Su abuela sonrió sin dejar de tejer. Sus dedos, asistidos por sutiles implantes médicos, se movían con precisión entre los hilos de colores.

—Porque temía que tu generación solo mire hacia adelante —respondió—. El futuro es deslumbrante, pero sin raíces es solo un espejismo. Tus bisabuelos lucharon para que hoy tengamos agua limpia y aire respirable. Tus abuelos desarrollamos las primeras tecnologías de reutilización que salvaron nuestras costas. Esa fortaleza está en tu ADN, aunque no lo sepas.

Mateo contempló el tejido que formaba su abuela: antiguas figuras geométricas de origen inca que, bajo una luz específica, revelaban patrones de circuitos cuánticos. Tradición y futuro entrelazados en perfecta armonía.

—¿Sabes qué aprendí? —dijo finalmente—. Que nuestra mayor tecnología nunca fue digital, sino humana: la capacidad de caer y levantarnos, de adaptarnos sin perder nuestra esencia.

Su abuela asintió, complacida, mientras le entregaba un pequeño dispositivo.

—Por eso he decidido donar mis memorias al archivo —explicó—. Para que cuando yo no esté, tú y los que vengan después puedan sentir cómo era tejer bajo la luz del atardecer en Chinchero, escuchar las historias de mi padre, o la primera vez que vi el mar.
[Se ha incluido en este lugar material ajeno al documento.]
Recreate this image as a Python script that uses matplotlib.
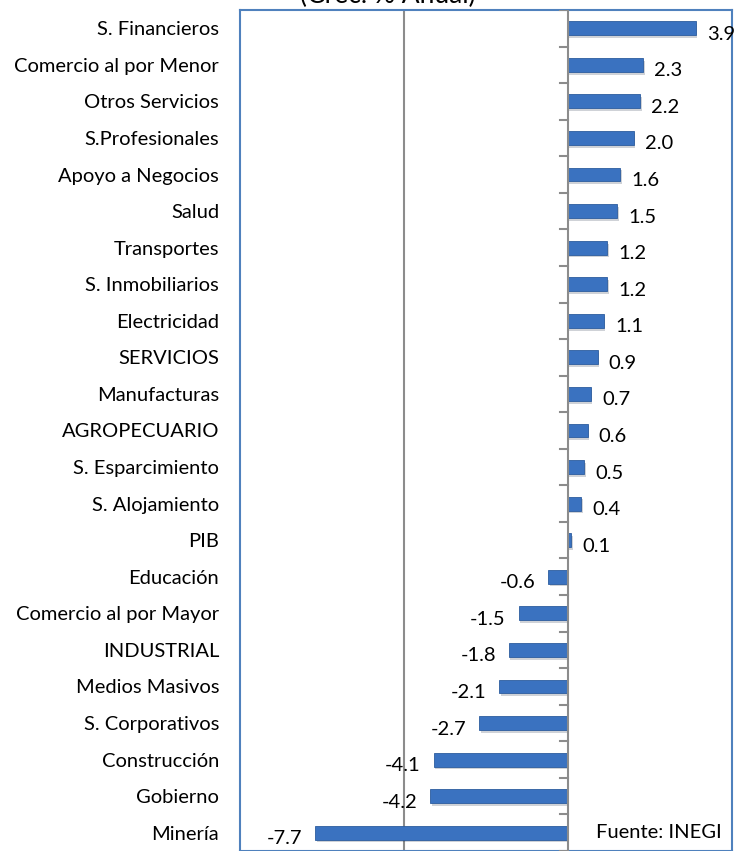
import matplotlib
matplotlib.use('Agg')
import matplotlib.pyplot as plt
from matplotlib import patheffects

plt.rcParams['font.family'] = ['Lato', 'DejaVu Sans']

sectores = ['S. Financieros', 'Comercio al por Menor', 'Otros Servicios', 'S.Profesionales',
            'Apoyo a Negocios', 'Salud', 'Transportes', 'S. Inmobiliarios', 'Electricidad',
            'SERVICIOS', 'Manufacturas', 'AGROPECUARIO', 'S. Esparcimiento', 'S. Alojamiento',
            'PIB', 'Educación', 'Comercio al por Mayor', 'INDUSTRIAL', 'Medios Masivos',
            'S. Corporativos', 'Construcción', 'Gobierno', 'Minería']
crec = [3.9, 2.3, 2.2, 2.0, 1.6, 1.5, 1.2, 1.2, 1.1, 0.9, 0.7, 0.6, 0.5, 0.4, 0.1,
        -0.6, -1.5, -1.8, -2.1, -2.7, -4.1, -4.2, -7.7]

W, H = 737, 851
fig = plt.figure(figsize=(W / 100, H / 100), dpi=100)
ax = fig.add_axes([240 / W, 0, (732 - 240) / W, (851 - 10) / H])

y = list(range(len(sectores)))
sombra = [patheffects.SimplePatchShadow(offset=(1, -2), alpha=0.2), patheffects.Normal()]
bars = ax.barh(y, crec, height=0.38, color='#3a72c0', edgecolor='#2c5c9e', linewidth=0.6, zorder=3)
for b in bars:
    b.set_path_effects(sombra)

ax.set_xlim(-10, 5)
ax.set_ylim(len(sectores) - 0.5, -0.5)
ax.set_xticks([])
ax.set_yticks(y)
ax.set_yticklabels(sectores, fontsize=14.5)
ax.tick_params(axis='y', length=0, pad=15)

ax.axvline(-5, color='#8c8c8c', lw=1.5, zorder=1)
ax.axvline(0, color='#8c8c8c', lw=1.5, zorder=4)
tr = ax.get_yaxis_transform()
x0 = 10 / 15
for k in range(len(sectores) + 1):
    ax.plot([x0 - 0.016, x0], [k - 0.5, k - 0.5], color='#8c8c8c', lw=1.5, transform=tr, zorder=4)

for spine in ax.spines.values():
    spine.set_color('#4f81bd')
    spine.set_linewidth(1.5)

for yi, v in zip(y, crec):
    if v >= 0:
        ax.annotate(f'{v:.1f}', (v, yi), xytext=(11, -6), textcoords='offset pixels',
                    ha='left', va='center', fontsize=14.5, zorder=5)
    else:
        ax.annotate(f'{v:.1f}', (v, yi), xytext=(-13, -6), textcoords='offset pixels',
                    ha='right', va='center', fontsize=14.5, zorder=5)

ax.text(0.724, len(sectores) - 1 + 0.15, 'Fuente: INEGI', transform=tr, fontsize=14.5,
        ha='left', va='baseline')

fig.text(388 / W, 1 - 3 / H, '(Crec. % Anual)', ha='center', va='baseline', fontsize=19)

fig.savefig('out.png', dpi=100)
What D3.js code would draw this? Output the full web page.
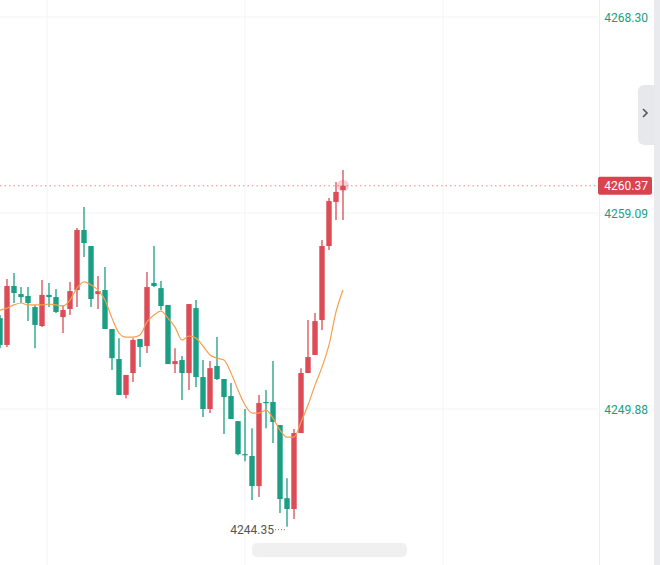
<!DOCTYPE html>
<html><head><meta charset="utf-8">
<script src="https://cdn.jsdelivr.net/npm/d3@7"></script>
<style>body{margin:0;background:#fff}svg{display:block}</style>
</head><body><div id="c"></div>
<script>
const opens  = [4254.15,4252.89,4255.66,4255.28,4255.19,4254.67,4253.78,4255.24,4255.14,4254.20,4254.58,4255.47,4258.29,4257.54,4255.28,4255.47,4253.64,4252.23,4250.54,4251.57,4253.17,4252.84,4255.80,4255.56,4254.77,4251.99,4252.18,4251.57,4254.62,4251.38,4249.88,4251.90,4251.29,4250.49,4249.31,4247.76,4247.67,4246.26,4250.21,4250.21,4249.13,4245.69,4245.18,4248.75,4251.57,4252.42,4254.06,4257.54,4259.61,4260.17];
const highs  = [4254.30,4255.99,4256.27,4255.61,4255.61,4254.77,4255.94,4255.80,4255.52,4254.77,4255.85,4258.38,4259.37,4257.54,4256.13,4256.55,4253.64,4253.21,4251.48,4253.21,4253.17,4256.32,4257.54,4255.89,4254.77,4252.74,4252.37,4254.81,4255.00,4252.18,4252.13,4253.26,4251.29,4251.10,4249.31,4249.88,4248.98,4250.54,4250.77,4252.13,4249.13,4246.63,4248.94,4251.80,4254.06,4254.39,4257.82,4259.79,4260.55,4261.11];
const lows   = [4252.74,4252.79,4254.86,4254.86,4254.01,4252.74,4253.73,4254.67,4254.39,4253.45,4254.30,4254.67,4257.02,4254.67,4254.58,4253.64,4251.71,4250.54,4250.39,4251.15,4251.85,4252.51,4255.61,4254.53,4251.99,4251.57,4250.30,4250.77,4250.91,4249.50,4249.69,4251.24,4248.70,4249.41,4247.71,4247.43,4245.60,4245.74,4248.98,4248.28,4244.99,4244.35,4244.71,4248.75,4251.57,4252.42,4253.59,4257.35,4258.76,4258.76];
const closes = [4252.89,4255.66,4255.33,4255.14,4254.86,4253.83,4255.24,4255.14,4254.44,4254.53,4255.42,4258.29,4257.68,4255.05,4255.42,4253.64,4252.27,4250.54,4251.48,4253.12,4252.79,4255.61,4255.66,4254.72,4251.99,4252.13,4251.57,4254.81,4251.38,4249.88,4251.80,4251.29,4250.44,4249.41,4247.76,4247.71,4246.26,4250.16,4250.16,4249.27,4245.65,4245.18,4248.75,4251.57,4252.32,4254.01,4257.54,4259.65,4260.08,4260.37];
const ma     = [4254.53,4254.62,4254.77,4254.86,4254.77,4254.77,4254.77,4254.81,4254.77,4254.72,4255.00,4255.56,4255.85,4255.71,4255.47,4255.00,4254.15,4253.45,4253.26,4253.26,4253.36,4253.97,4254.30,4254.48,4254.15,4253.73,4253.12,4253.31,4253.21,4252.84,4252.42,4252.27,4252.18,4251.57,4250.77,4250.07,4249.69,4249.69,4249.83,4249.45,4248.89,4248.56,4248.56,4249.27,4250.07,4251.00,4251.85,4252.89,4254.44,4255.47];
const tickValues = [4268.30, 4259.09, 4249.88];
const lastPrice = 4260.37;
const lowLabel = "4244.35";
const lowIndex = 41;

const W=660,H=565;
const UP='#dc4b56', DN='#1a9e84', MA='#f5a04e';
const svg=d3.select('#c').append('svg').attr('width',W).attr('height',H);
const x=d3.scaleLinear().domain([0,49]).range([0,343]);
const y=d3.scaleLinear().domain([4249.88,4268.30]).range([409,17]);

// grid
svg.selectAll('.vg').data([47,245,443]).join('line').attr('x1',d=>d).attr('x2',d=>d).attr('y1',0).attr('y2',H).attr('stroke','#f0f3f6');
svg.selectAll('.hg').data(tickValues).join('line').attr('x1',0).attr('x2',598).attr('y1',d=>y(d)).attr('y2',d=>y(d)).attr('stroke','#f0f3f6');

// axis panel
svg.append('line').attr('x1',599.5).attr('x2',599.5).attr('y1',0).attr('y2',H).attr('stroke','#eceff2');
svg.append('rect').attr('x',654).attr('y',0).attr('width',6).attr('height',H).attr('fill','#e8eaed');
svg.append('path').attr('d','M655,85 L645,85 Q638,85 638,92 L638,138 Q638,145 645,145 L655,145 Z').attr('fill','#e6e8eb');
svg.append('path').attr('d','M643,109 L647,113 L643,117').attr('fill','none').attr('stroke','#555').attr('stroke-width',1.6);

svg.selectAll('.tk').data(tickValues).join('text').attr('x',648).attr('y',d=>y(d)+4.5).attr('text-anchor','end')
  .attr('font-family','Roboto, sans-serif').attr('font-size',12).attr('fill','#1a9e84').text(d=>d.toFixed(2));

// last price line
svg.append('line').attr('x1',0).attr('x2',598).attr('y1',y(lastPrice)).attr('y2',y(lastPrice)).attr('stroke','#e58a92').attr('stroke-dasharray','1.5,3');
svg.append('rect').attr('x',598).attr('y',y(lastPrice)-9).attr('width',54).attr('height',18).attr('rx',2).attr('fill','#d9434f');
svg.append('text').attr('x',648).attr('y',y(lastPrice)+4.5).attr('text-anchor','end').attr('font-family','Roboto, sans-serif').attr('font-size',12).attr('fill','#fff').text(lastPrice.toFixed(2));

// candles
const data=opens.map((o,i)=>({i,o,h:highs[i],l:lows[i],c:closes[i]}));
const g=svg.append('g');
g.selectAll('.w').data(data).join('line').attr('x1',d=>x(d.i)).attr('x2',d=>x(d.i)).attr('y1',d=>y(d.h)).attr('y2',d=>y(d.l))
  .attr('stroke',d=>d.c>=d.o?UP:DN).attr('stroke-width',1.3);
g.selectAll('.b').data(data).join('rect').attr('x',d=>x(d.i)-2.7).attr('width',5.4)
  .attr('y',d=>y(Math.max(d.o,d.c))).attr('height',d=>Math.max(1.2,Math.abs(y(d.o)-y(d.c))))
  .attr('fill',d=>d.c>=d.o?UP:DN);

// MA
svg.append('path').datum(ma).attr('d',d3.line().x((d,i)=>x(i)).y(d=>y(d)).curve(d3.curveMonotoneX))
  .attr('fill','none').attr('stroke',MA).attr('stroke-width',1.2);

// last glow
svg.append('circle').attr('cx',x(49)).attr('cy',y(lastPrice)).attr('r',6).attr('fill',UP).attr('opacity',0.25);

// low label
svg.append('text').attr('x',x(lowIndex)-13).attr('y',y(4244.35)+7).attr('text-anchor','end').attr('font-family','Roboto, sans-serif')
  .attr('font-size',12).attr('fill','#555').text(lowLabel);
svg.append('line').attr('x1',x(lowIndex)-12).attr('x2',x(lowIndex)-2).attr('y1',y(4244.35)+3).attr('y2',y(4244.35)+3).attr('stroke','#777').attr('stroke-dasharray','1,2');

// watermark
svg.append('rect').attr('x',252).attr('y',543).attr('width',155).attr('height',14).attr('rx',5).attr('fill','#e6e6e6').attr('opacity',0.6);
</script></body></html>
Mateo sostuvo el dispositivo con reverencia, entendiendo finalmente que el futuro no era una ruptura con el pasado, sino su evolución natural. Las raíces, lejos de anclar, eran las que permitían crecer cada vez más alto.

Afuera, el sol se ponía sobre la transformada Lima, mientras dentro de aquella habitación, pasado y futuro se fundían en un abrazo entre nieto y abuela, tejiendo juntos el eterno presente de una nación que siempre supo renacer.